Le marché tout-puissant a instauré le règne de l’immaturité. Son jugement fait force de loi, et peu importe qu’il soit fondé sur des raisonnements erronés ou à l’emporte-pièce… Peu importe que le regard qu’il porte sur les entreprises soit d’une consternante myopie, et qu’il se laisse séduire par des escrocs beaux parleurs et truqueurs de bilans ayant endossé le costume de la nouvelle économie : n’est-ce pas lui qui a porté au pinacle les dirigeants véreux d’Enron, de Worldcom ou d’Adelphia ?
Peu importe aussi que sa vision du long terme n’aille pas au-delà de l’heure du goûter ou que ses erreurs passées ne lui servent jamais de leçon. Il est commode d’oublier qu’il est faillible au nom du principe dévastateur selon lequel il a toujours raison.
Avec la démission de ses derniers tuteurs — banques centrales, parrains de la finance institutionnelle –, le marché instaure le triomphe de l’arbitraire et celui de son bon vouloir, celui du juge-arbitre à irresponsabilité illimitée.
** Cependant, le marché est également capable d’intuitions prodigieuses, même si ce n’est pas systématique.

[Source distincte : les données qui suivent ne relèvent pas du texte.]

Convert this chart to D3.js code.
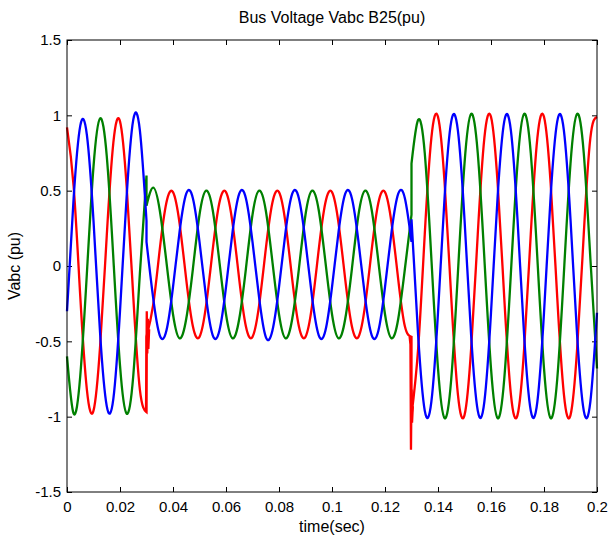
<!DOCTYPE html>
<html>
<head>
<meta charset="utf-8">
<script src="https://cdn.jsdelivr.net/npm/d3@7"></script>
<style>
  body { margin: 0; background: #fff; }
  text { font-family: "Liberation Sans", Arial, sans-serif; }
</style>
</head>
<body>
<div id="chart"></div>
<script>
// samples every 0.0025 s (1/8 of a 50 Hz cycle), one array per phase and per interval
var sampleStep = 0.0025;
var faultStart = 12, faultEnd = 52;   // sample index of 0.03 s and 0.13 s

// before the fault, 0 .. 0.03 s
var blueBefore  = [-0.30, 0.45, 0.93, 0.87, 0.30, -0.45, -0.93, -0.88, -0.30, 0.46, 0.97, 0.90, 0.30];
var greenBefore = [-0.60, -0.98, -0.73, -0.05, 0.66, 0.98, 0.73, 0.05, -0.66, -0.98, -0.73, -0.05, 0.60];
var redBefore   = [0.92, 0.53, -0.20, -0.82, -0.96, -0.53, 0.20, 0.82, 0.96, 0.53, -0.20, -0.82, -0.97];

// during the fault, 0.03 .. 0.13 s
var blueFault  = [0.16, -0.21, -0.46, -0.43, -0.14, 0.23, 0.48, 0.45,
                  0.16, -0.21, -0.46, -0.43, -0.14, 0.23, 0.48, 0.45,
                  0.16, -0.21, -0.47, -0.43, -0.14, 0.23, 0.48, 0.45,
                  0.16, -0.21, -0.46, -0.43, -0.14, 0.23, 0.48, 0.45,
                  0.16, -0.21, -0.46, -0.43, -0.14, 0.23, 0.48, 0.45, 0.16];
var greenFault = [0.40, 0.52, 0.37, 0.03, -0.32, -0.48, -0.35, -0.02,
                  0.34, 0.50, 0.37, 0.03, -0.32, -0.48, -0.35, -0.02,
                  0.34, 0.50, 0.37, 0.03, -0.32, -0.48, -0.35, -0.02,
                  0.34, 0.50, 0.37, 0.03, -0.32, -0.48, -0.35, -0.02,
                  0.34, 0.50, 0.37, 0.03, -0.32, -0.48, -0.35, -0.02, 0.34];
var redFault   = [-0.47, -0.26, 0.11, 0.42, 0.49, 0.28, -0.09, -0.40,
                  -0.47, -0.26, 0.11, 0.42, 0.49, 0.28, -0.09, -0.40,
                  -0.47, -0.26, 0.11, 0.42, 0.49, 0.28, -0.09, -0.40,
                  -0.47, -0.26, 0.11, 0.42, 0.49, 0.28, -0.09, -0.40,
                  -0.47, -0.26, 0.11, 0.42, 0.49, 0.28, -0.09, -0.40, -0.47];

// after clearing, 0.13 .. 0.2 s
var blueAfter  = [0.31, -0.46, -0.96, -0.90, -0.31, 0.46, 0.96, 0.90,
                  0.31, -0.46, -0.96, -0.90, -0.31, 0.46, 0.96, 0.90,
                  0.31, -0.46, -0.96, -0.90, -0.31, 0.46, 0.96, 0.90,
                  0.31, -0.46, -0.96, -0.90, -0.31];
var greenAfter = [0.68, 0.97, 0.75, 0.05, -0.68, -1.01, -0.75, -0.05,
                  0.68, 1.01, 0.75, 0.05, -0.68, -1.01, -0.75, -0.05,
                  0.68, 1.01, 0.75, 0.05, -0.68, -1.01, -0.75, -0.05,
                  0.68, 1.01, 0.75, 0.05, -0.68];
var redAfter   = [-0.99, -0.55, 0.21, 0.85, 0.99, 0.55, -0.21, -0.85,
                  -0.99, -0.55, 0.21, 0.85, 0.99, 0.55, -0.21, -0.85,
                  -0.99, -0.55, 0.21, 0.85, 0.99, 0.55, -0.21, -0.85,
                  -0.99, -0.55, 0.21, 0.85, 0.99];

// switching spikes on phase c
var spikeOnTime  = [0.0298, 0.0300, 0.0301, 0.0303, 0.0305, 0.0307, 0.0310];
var spikeOnRed   = [-0.97, -0.62, -0.30, -0.58, -0.35, -0.55, -0.42];
var spikeOffTime = [0.1293, 0.1296, 0.1298, 0.1300, 0.1302, 0.1305];
var spikeOffRed  = [-0.47, -0.52, -1.22, -0.82, -1.04, -0.93];

var xTicks = [0, 0.02, 0.04, 0.06, 0.08, 0.1, 0.12, 0.14, 0.16, 0.18, 0.2];
var yTicks = [-1.5, -1, -0.5, 0, 0.5, 1, 1.5];

// set the dimensions and margins of the graph
var margin = {top: 40, right: 12, bottom: 45, left: 67},
    width = 609 - margin.left - margin.right,
    height = 537 - margin.top - margin.bottom;

var svg = d3.select("#chart")
  .append("svg")
    .attr("width", width + margin.left + margin.right)
    .attr("height", height + margin.top + margin.bottom)
  .append("g")
    .attr("transform", "translate(" + margin.left + "," + margin.top + ")");

var x = d3.scaleLinear().domain([0, 0.2]).range([0, width]);
var y = d3.scaleLinear().domain([-1.5, 1.5]).range([height, 0]);

// axes, MATLAB style: ticks inside the box on all four sides
svg.append("g")
  .attr("transform", "translate(0," + height + ")")
  .call(d3.axisBottom(x).tickValues(xTicks).tickFormat(String).tickSize(-5).tickSizeOuter(0).tickPadding(9));
svg.append("g")
  .call(d3.axisTop(x).tickValues(xTicks).tickFormat("").tickSize(-5).tickSizeOuter(0));
svg.append("g")
  .call(d3.axisLeft(y).tickValues(yTicks).tickFormat(String).tickSize(-5).tickSizeOuter(0).tickPadding(6));
svg.append("g")
  .attr("transform", "translate(" + width + ",0)")
  .call(d3.axisRight(y).tickValues(yTicks).tickFormat("").tickSize(-5).tickSizeOuter(0));

svg.selectAll(".domain").remove();
svg.selectAll(".tick line").attr("stroke", "#000");
svg.selectAll(".tick text").attr("fill", "#000").style("font-size", "15px");

// phase curves
var line = d3.line()
  .x(function(d) { return x(d[0]); })
  .y(function(d) { return y(d[1]); })
  .curve(d3.curveNatural);

function samples(values, first) {
  return values.map(function(v, i) { return [(first + i) * sampleStep, v]; });
}

function phasePath(before, fault, after) {
  return line(samples(before, 0)) +
    line(samples(fault, faultStart)).replace("M", "L") +
    line(samples(after, faultEnd)).replace("M", "L");
}

var phases = [
  {color: "#ff0000", before: redBefore, fault: redFault, after: redAfter},
  {color: "#008000", before: greenBefore, fault: greenFault, after: greenAfter},
  {color: "#0000ff", before: blueBefore, fault: blueFault, after: blueAfter}
];

svg.selectAll("path.phase")
  .data(phases)
  .enter()
  .append("path")
    .attr("class", "phase")
    .attr("d", function(d) { return phasePath(d.before, d.fault, d.after); })
    .attr("fill", "none")
    .attr("stroke", function(d) { return d.color; })
    .attr("stroke-width", 2.3);

var spikeLine = d3.line()
  .x(function(d) { return x(d[0]); })
  .y(function(d) { return y(d[1]); });

svg.selectAll("path.spike")
  .data([d3.zip(spikeOnTime, spikeOnRed), d3.zip(spikeOffTime, spikeOffRed)])
  .enter()
  .append("path")
    .attr("class", "spike")
    .attr("d", spikeLine)
    .attr("fill", "none")
    .attr("stroke", "#ff0000")
    .attr("stroke-width", 2.3);

// box
svg.append("rect")
  .attr("width", width)
  .attr("height", height)
  .attr("fill", "none")
  .attr("stroke", "#000");

// labels
svg.append("text")
  .attr("x", width / 2)
  .attr("y", -17)
  .attr("text-anchor", "middle")
  .style("font-size", "16px")
  .text("Bus Voltage Vabc B25(pu)");

svg.append("text")
  .attr("x", width / 2)
  .attr("y", height + 40)
  .attr("text-anchor", "middle")
  .style("font-size", "16px")
  .text("time(sec)");

svg.append("text")
  .attr("transform", "translate(" + (-47) + "," + (height / 2) + ")rotate(-90)")
  .attr("text-anchor", "middle")
  .style("font-size", "16px")
  .text("Vabc (pu)");
</script>
</body>
</html>
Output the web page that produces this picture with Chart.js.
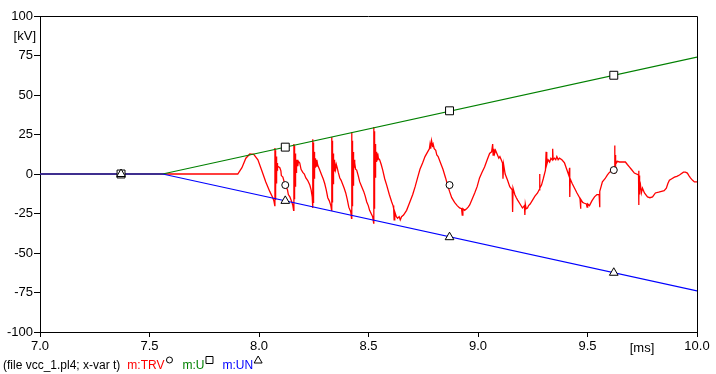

C’est incontestablement le système de fixation des prix le plus efficace, celui qui garantit le maximum d’égalité des chances, en théorie, à l’ensemble des agents économiques.
Mais comme tout système, il ne peut fonctionner sans un minimum de garde-fous. Sans cela, il est voué à devenir auto-référent, puis à se détacher progressivement de la réalité et à instaurer une autre forme de tyrannie. Peut être faudra-t-il que l’enfant-roi se prenne une bonne bûche pour qu’il prenne de lui-même conscience de ses propres limites.
En attendant, notre tâche s’avère bien compliquée… car il faut composer avec la personnalité très singulière, et souvent puérile, du marché pour parvenir à une analyse que nous espérons plus mature, et que nous passons notre temps à remettre en cause.
C’est bien ce dernier trait de caractère qui nous rend si différent de l’enfant-roi. Il a pour nom "le doute"… que l’on qualifie souvent d’incoercible scepticisme à l’égard de tous les consensus.